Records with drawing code
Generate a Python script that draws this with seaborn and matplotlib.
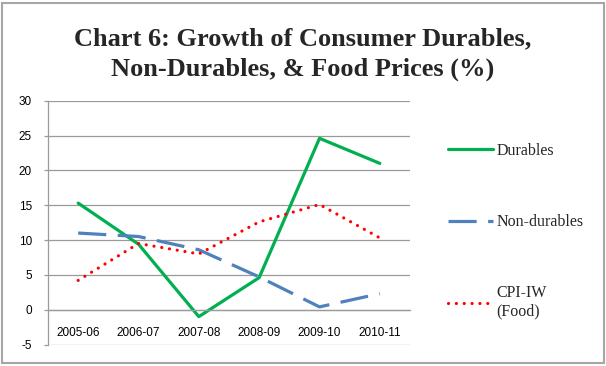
import matplotlib
matplotlib.use("Agg")
import matplotlib.pyplot as plt
import seaborn as sns
import pandas as pd
from matplotlib.patches import Rectangle
from matplotlib.ticker import FixedLocator

periods = ["2005-06", "2006-07", "2007-08", "2008-09", "2009-10", "2010-11"]
durables = [15.3, 9.4, -1.0, 4.6, 24.6, 21.0]
non_durables = [11.0, 10.5, 8.6, 4.7, 0.4, 2.3]
cpi_food = [4.2, 9.5, 8.0, 12.6, 15.1, 10.3]
series_names = ["Durables", "Non-durables", "CPI-IW\n(Food)"]
y_ticks = [-5, 0, 5, 10, 15, 20, 25, 30]

df = pd.DataFrame({
    "period": periods * 3,
    "value": durables + non_durables + cpi_food,
    "series": [series_names[0]] * 6 + [series_names[1]] * 6 + [series_names[2]] * 6,
})

sns.set_style("white")
plt.rcParams["font.family"] = ["Liberation Sans", "DejaVu Sans"]

fig = plt.figure(figsize=(6.06, 3.66), dpi=100)
ax = fig.add_axes([48 / 606, (366 - 344.5) / 366, (410 - 48) / 606, (344.5 - 100.7) / 366])

palette = {series_names[0]: "#00B050", series_names[1]: "#4F81BD", series_names[2]: "#FF0000"}
dashes = {series_names[0]: "", series_names[1]: (8.8, 3.6), series_names[2]: (0.01, 2.45)}
sns.lineplot(data=df, x="period", y="value", hue="series", style="series",
             palette=palette, dashes=dashes, hue_order=series_names, style_order=series_names,
             sort=False, legend=False, linewidth=2.3, ax=ax)

lines = ax.lines[:3]
lines[2].set_dash_capstyle("round")
lines[1].set_dash_capstyle("butt")

ax.set_xlim(-0.5, 5.5)
ax.set_ylim(-5, 30)
ax.set_yticks(y_ticks)
ax.set_yticklabels([str(v) for v in y_ticks])
ax.set_xlabel("")
ax.set_ylabel("")

ax.grid(axis="y", color="#9A9A9A", linewidth=0.9)
ax.grid(axis="x", visible=False)
ax.set_axisbelow(True)

for s in ["top", "right"]:
    ax.spines[s].set_visible(False)
ax.spines["left"].set_color("#9A9A9A")
ax.spines["left"].set_linewidth(0.9)
ax.spines["bottom"].set_position(("data", 0))
ax.spines["bottom"].set_color("#9A9A9A")
ax.spines["bottom"].set_linewidth(0.9)

ax.xaxis.set_minor_locator(FixedLocator([-0.5, 0.5, 1.5, 2.5, 3.5, 4.5, 5.5]))
ax.tick_params(axis="x", which="major", length=0, pad=12.5, labelsize=8.5, labelcolor="black")
ax.tick_params(axis="x", which="minor", length=3.6, width=0.9, color="#9A9A9A", direction="out")
ax.tick_params(axis="y", which="major", length=3, width=0.9, color="#9A9A9A", pad=8.5,
               labelsize=8.5, labelcolor="black", left=True)

leg = ax.legend(handles=lines, labels=series_names, loc="upper left",
                bbox_to_anchor=(448 / 606, (366 - 143) / 366), bbox_transform=fig.transFigure,
                frameon=False, handlelength=2.8, handletextpad=0.25, labelspacing=3.45,
                prop={"family": "Liberation Serif", "size": 11.5}, borderpad=0, borderaxespad=0)

fig.text(0.5, (366 - 54) / 366, "Chart 6: Growth of Consumer Durables,\nNon-Durables, & Food Prices (%)",
         ha="center", va="center", fontsize=19, fontweight="bold",
         family="Liberation Serif", linespacing=1.4)

fig.patches.append(Rectangle((2.5 / 606, 3 / 366), 601 / 606, 360 / 366, transform=fig.transFigure,
                             fill=False, edgecolor="#A6A6A6", linewidth=1.5))

fig.savefig("out.png", dpi=100)
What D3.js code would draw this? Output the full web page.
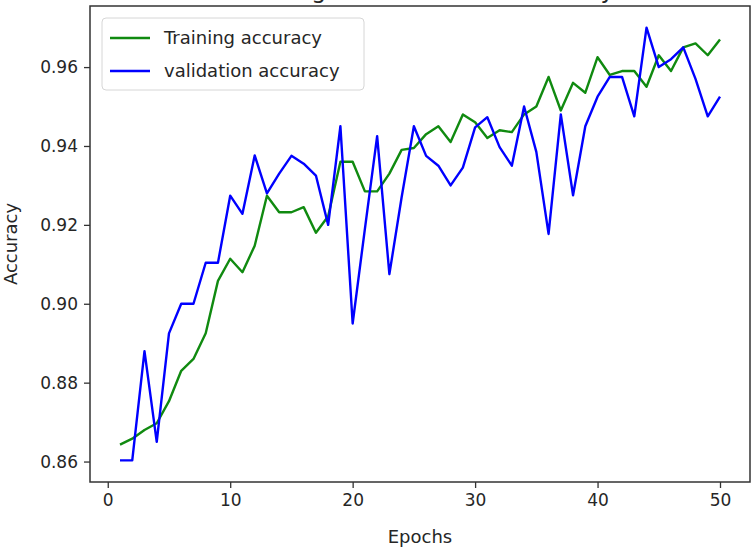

**Your task:** Transcribe all of the material exactly, leaving out whatever pictures it contains.

**Final answer:**
Generate a Python script that draws this with seaborn and matplotlib.
import matplotlib
matplotlib.use("Agg")
import matplotlib.pyplot as plt
import seaborn as sns
import pandas as pd
from matplotlib.patches import Rectangle
from matplotlib.ticker import FixedLocator

periods = ["2005-06", "2006-07", "2007-08", "2008-09", "2009-10", "2010-11"]
durables = [15.3, 9.4, -1.0, 4.6, 24.6, 21.0]
non_durables = [11.0, 10.5, 8.6, 4.7, 0.4, 2.3]
cpi_food = [4.2, 9.5, 8.0, 12.6, 15.1, 10.3]
series_names = ["Durables", "Non-durables", "CPI-IW\n(Food)"]
y_ticks = [-5, 0, 5, 10, 15, 20, 25, 30]

df = pd.DataFrame({
    "period": periods * 3,
    "value": durables + non_durables + cpi_food,
    "series": [series_names[0]] * 6 + [series_names[1]] * 6 + [series_names[2]] * 6,
})

sns.set_style("white")
plt.rcParams["font.family"] = ["Liberation Sans", "DejaVu Sans"]

fig = plt.figure(figsize=(6.06, 3.66), dpi=100)
ax = fig.add_axes([48 / 606, (366 - 344.5) / 366, (410 - 48) / 606, (344.5 - 100.7) / 366])

palette = {series_names[0]: "#00B050", series_names[1]: "#4F81BD", series_names[2]: "#FF0000"}
dashes = {series_names[0]: "", series_names[1]: (8.8, 3.6), series_names[2]: (0.01, 2.45)}
sns.lineplot(data=df, x="period", y="value", hue="series", style="series",
             palette=palette, dashes=dashes, hue_order=series_names, style_order=series_names,
             sort=False, legend=False, linewidth=2.3, ax=ax)

lines = ax.lines[:3]
lines[2].set_dash_capstyle("round")
lines[1].set_dash_capstyle("butt")

ax.set_xlim(-0.5, 5.5)
ax.set_ylim(-5, 30)
ax.set_yticks(y_ticks)
ax.set_yticklabels([str(v) for v in y_ticks])
ax.set_xlabel("")
ax.set_ylabel("")

ax.grid(axis="y", color="#9A9A9A", linewidth=0.9)
ax.grid(axis="x", visible=False)
ax.set_axisbelow(True)

for s in ["top", "right"]:
    ax.spines[s].set_visible(False)
ax.spines["left"].set_color("#9A9A9A")
ax.spines["left"].set_linewidth(0.9)
ax.spines["bottom"].set_position(("data", 0))
ax.spines["bottom"].set_color("#9A9A9A")
ax.spines["bottom"].set_linewidth(0.9)

ax.xaxis.set_minor_locator(FixedLocator([-0.5, 0.5, 1.5, 2.5, 3.5, 4.5, 5.5]))
ax.tick_params(axis="x", which="major", length=0, pad=12.5, labelsize=8.5, labelcolor="black")
ax.tick_params(axis="x", which="minor", length=3.6, width=0.9, color="#9A9A9A", direction="out")
ax.tick_params(axis="y", which="major", length=3, width=0.9, color="#9A9A9A", pad=8.5,
               labelsize=8.5, labelcolor="black", left=True)

leg = ax.legend(handles=lines, labels=series_names, loc="upper left",
                bbox_to_anchor=(448 / 606, (366 - 143) / 366), bbox_transform=fig.transFigure,
                frameon=False, handlelength=2.8, handletextpad=0.25, labelspacing=3.45,
                prop={"family": "Liberation Serif", "size": 11.5}, borderpad=0, borderaxespad=0)

fig.text(0.5, (366 - 54) / 366, "Chart 6: Growth of Consumer Durables,\nNon-Durables, & Food Prices (%)",
         ha="center", va="center", fontsize=19, fontweight="bold",
         family="Liberation Serif", linespacing=1.4)

fig.patches.append(Rectangle((2.5 / 606, 3 / 366), 601 / 606, 360 / 366, transform=fig.transFigure,
                             fill=False, edgecolor="#A6A6A6", linewidth=1.5))

fig.savefig("out.png", dpi=100)
What D3.js code would draw this? Output the full web page.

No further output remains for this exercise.